WHAT THE TASK ASKS:
Filter the entries below, keeping only lines with the word "this".
===== DATA SHOWN =====
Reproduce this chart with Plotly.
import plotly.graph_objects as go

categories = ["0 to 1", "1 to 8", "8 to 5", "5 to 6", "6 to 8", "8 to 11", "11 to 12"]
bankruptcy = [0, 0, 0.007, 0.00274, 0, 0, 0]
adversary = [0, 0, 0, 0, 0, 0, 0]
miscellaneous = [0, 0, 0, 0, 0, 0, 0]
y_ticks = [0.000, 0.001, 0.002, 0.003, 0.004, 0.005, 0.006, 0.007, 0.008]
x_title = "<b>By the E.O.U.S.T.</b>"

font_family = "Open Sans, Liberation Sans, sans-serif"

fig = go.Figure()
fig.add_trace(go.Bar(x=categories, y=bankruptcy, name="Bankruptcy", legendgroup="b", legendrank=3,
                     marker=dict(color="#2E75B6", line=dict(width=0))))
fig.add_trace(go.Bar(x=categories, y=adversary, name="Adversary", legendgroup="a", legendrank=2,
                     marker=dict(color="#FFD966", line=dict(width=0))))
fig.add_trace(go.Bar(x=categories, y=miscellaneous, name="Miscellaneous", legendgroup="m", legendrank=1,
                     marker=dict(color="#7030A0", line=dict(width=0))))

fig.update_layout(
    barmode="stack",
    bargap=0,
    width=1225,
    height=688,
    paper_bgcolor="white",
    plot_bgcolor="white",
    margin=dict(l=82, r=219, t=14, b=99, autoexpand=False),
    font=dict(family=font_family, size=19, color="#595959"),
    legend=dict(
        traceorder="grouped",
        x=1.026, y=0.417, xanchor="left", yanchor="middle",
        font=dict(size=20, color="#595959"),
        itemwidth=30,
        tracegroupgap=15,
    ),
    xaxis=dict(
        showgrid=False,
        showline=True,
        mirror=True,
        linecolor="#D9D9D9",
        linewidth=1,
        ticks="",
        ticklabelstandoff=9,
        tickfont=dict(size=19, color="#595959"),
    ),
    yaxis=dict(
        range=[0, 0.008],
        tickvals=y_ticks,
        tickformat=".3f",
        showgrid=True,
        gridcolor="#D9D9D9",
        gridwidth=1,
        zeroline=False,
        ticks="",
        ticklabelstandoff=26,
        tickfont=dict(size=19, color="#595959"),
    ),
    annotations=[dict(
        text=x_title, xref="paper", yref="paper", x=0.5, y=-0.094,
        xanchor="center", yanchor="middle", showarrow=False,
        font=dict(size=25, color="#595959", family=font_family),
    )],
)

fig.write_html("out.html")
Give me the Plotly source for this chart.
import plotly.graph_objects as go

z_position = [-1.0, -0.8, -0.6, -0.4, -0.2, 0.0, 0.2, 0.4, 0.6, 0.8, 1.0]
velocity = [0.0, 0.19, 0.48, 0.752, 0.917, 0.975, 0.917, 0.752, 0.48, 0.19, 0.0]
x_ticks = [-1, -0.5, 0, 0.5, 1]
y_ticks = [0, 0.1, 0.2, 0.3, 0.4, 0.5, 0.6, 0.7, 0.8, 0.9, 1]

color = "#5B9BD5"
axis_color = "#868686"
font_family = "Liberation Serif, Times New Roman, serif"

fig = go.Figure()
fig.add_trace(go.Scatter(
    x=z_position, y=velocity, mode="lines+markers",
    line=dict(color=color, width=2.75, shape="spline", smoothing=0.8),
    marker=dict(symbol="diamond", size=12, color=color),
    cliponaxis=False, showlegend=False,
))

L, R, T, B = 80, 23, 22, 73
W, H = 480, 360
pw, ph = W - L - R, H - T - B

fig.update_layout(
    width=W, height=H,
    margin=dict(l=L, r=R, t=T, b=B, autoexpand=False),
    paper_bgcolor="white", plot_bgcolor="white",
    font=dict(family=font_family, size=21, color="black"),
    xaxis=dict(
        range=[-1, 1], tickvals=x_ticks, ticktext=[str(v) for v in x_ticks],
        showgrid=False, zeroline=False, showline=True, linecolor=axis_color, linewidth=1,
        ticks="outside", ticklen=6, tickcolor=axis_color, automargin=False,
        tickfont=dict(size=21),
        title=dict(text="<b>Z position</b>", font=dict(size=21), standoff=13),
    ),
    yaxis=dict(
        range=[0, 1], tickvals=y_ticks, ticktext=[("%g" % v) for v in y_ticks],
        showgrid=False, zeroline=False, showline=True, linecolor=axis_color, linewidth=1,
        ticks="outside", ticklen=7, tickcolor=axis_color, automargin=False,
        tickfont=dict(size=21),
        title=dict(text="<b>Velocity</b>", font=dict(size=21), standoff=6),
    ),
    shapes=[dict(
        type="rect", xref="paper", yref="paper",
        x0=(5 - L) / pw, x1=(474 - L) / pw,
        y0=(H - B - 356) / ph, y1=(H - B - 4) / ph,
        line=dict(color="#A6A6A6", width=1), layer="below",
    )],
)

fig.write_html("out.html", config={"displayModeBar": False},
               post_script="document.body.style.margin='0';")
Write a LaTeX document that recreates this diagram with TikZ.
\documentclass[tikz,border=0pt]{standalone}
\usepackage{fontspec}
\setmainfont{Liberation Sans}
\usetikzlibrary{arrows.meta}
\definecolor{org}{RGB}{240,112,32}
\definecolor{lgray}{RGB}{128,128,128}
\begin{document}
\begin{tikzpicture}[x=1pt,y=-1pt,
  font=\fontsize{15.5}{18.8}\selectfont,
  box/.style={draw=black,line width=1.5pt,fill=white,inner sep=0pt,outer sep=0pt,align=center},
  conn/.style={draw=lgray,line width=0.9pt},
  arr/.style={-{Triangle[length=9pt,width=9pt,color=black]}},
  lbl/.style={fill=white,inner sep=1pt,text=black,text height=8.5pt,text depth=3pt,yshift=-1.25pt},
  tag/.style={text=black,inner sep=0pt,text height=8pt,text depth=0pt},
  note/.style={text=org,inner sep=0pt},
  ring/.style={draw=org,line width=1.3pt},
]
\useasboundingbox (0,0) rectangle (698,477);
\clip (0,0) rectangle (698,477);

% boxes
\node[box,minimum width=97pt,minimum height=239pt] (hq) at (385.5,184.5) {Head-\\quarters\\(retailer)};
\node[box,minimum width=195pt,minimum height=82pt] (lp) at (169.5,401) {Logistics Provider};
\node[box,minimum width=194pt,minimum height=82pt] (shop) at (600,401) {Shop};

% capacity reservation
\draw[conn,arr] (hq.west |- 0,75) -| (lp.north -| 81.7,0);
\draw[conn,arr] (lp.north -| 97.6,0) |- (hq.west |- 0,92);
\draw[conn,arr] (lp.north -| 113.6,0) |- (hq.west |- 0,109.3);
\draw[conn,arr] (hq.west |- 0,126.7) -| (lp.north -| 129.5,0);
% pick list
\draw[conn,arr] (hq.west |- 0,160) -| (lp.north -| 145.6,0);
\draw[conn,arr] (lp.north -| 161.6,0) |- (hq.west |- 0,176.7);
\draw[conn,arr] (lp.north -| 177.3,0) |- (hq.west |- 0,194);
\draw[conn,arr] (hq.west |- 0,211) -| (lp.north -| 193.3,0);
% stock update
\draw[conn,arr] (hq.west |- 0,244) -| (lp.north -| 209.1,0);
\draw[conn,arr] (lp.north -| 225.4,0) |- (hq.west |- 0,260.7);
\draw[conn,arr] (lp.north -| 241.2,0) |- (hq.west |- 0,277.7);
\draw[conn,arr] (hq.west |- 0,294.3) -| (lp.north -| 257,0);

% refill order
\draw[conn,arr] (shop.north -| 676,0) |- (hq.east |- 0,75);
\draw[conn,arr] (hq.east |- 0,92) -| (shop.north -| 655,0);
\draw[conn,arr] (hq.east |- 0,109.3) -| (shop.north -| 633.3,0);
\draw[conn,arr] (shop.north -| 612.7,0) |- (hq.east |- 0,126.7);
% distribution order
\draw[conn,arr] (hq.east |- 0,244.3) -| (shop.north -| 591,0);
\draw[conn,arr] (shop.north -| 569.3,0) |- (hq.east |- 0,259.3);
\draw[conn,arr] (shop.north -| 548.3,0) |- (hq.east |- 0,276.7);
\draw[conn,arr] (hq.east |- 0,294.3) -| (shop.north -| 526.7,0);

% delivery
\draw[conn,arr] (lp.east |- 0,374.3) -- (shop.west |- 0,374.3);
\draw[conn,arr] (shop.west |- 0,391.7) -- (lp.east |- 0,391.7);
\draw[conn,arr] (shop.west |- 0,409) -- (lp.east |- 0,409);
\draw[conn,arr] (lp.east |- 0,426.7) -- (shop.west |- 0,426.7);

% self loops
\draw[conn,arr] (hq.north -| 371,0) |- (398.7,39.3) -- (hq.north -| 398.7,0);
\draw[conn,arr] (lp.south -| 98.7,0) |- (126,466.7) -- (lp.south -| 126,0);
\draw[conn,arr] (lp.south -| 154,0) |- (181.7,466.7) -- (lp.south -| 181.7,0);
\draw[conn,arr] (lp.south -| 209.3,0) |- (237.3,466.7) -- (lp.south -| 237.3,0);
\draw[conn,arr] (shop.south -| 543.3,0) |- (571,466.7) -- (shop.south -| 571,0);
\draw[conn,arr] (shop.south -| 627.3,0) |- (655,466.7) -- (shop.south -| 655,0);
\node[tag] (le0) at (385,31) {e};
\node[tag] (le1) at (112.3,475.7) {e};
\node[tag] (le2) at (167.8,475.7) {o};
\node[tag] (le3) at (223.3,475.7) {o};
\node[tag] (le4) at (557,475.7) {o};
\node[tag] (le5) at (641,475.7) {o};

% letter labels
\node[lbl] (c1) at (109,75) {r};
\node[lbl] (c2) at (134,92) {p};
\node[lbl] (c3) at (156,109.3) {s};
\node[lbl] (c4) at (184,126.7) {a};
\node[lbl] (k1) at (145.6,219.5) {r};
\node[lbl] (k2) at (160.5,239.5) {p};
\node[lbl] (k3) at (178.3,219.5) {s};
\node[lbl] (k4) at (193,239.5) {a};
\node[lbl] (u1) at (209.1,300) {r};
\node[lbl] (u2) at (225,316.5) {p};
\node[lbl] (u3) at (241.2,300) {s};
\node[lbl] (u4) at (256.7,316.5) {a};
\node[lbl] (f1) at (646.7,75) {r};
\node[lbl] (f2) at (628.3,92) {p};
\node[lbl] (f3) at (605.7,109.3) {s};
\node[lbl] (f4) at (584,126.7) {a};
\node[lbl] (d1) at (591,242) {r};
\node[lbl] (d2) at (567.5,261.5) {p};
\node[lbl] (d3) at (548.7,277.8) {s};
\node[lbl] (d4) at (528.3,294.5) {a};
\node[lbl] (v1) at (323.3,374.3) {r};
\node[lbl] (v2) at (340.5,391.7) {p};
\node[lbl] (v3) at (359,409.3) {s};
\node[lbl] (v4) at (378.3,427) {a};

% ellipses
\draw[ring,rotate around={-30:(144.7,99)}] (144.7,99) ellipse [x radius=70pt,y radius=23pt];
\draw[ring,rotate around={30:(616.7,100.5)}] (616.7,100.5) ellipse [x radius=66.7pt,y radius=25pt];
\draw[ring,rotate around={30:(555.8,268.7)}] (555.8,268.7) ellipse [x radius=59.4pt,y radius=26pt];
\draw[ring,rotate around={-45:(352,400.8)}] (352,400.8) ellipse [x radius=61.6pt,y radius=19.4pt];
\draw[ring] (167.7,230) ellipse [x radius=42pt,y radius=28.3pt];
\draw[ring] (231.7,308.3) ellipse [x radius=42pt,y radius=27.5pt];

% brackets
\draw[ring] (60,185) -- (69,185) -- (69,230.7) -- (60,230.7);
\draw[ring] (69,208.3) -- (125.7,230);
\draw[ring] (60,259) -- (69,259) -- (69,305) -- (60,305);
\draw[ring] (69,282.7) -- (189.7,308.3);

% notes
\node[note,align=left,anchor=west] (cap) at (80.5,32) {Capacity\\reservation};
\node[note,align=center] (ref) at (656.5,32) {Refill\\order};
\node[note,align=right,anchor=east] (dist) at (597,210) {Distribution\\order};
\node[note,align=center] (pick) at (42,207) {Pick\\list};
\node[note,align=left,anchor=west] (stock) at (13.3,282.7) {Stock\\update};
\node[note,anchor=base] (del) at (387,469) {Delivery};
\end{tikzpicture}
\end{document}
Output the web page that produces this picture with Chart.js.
=====
TASK ANSWER:
Reproduce this chart with Plotly.
Give me the Plotly source for this chart.
Write a LaTeX document that recreates this diagram with TikZ.
Output the web page that produces this picture with Chart.js.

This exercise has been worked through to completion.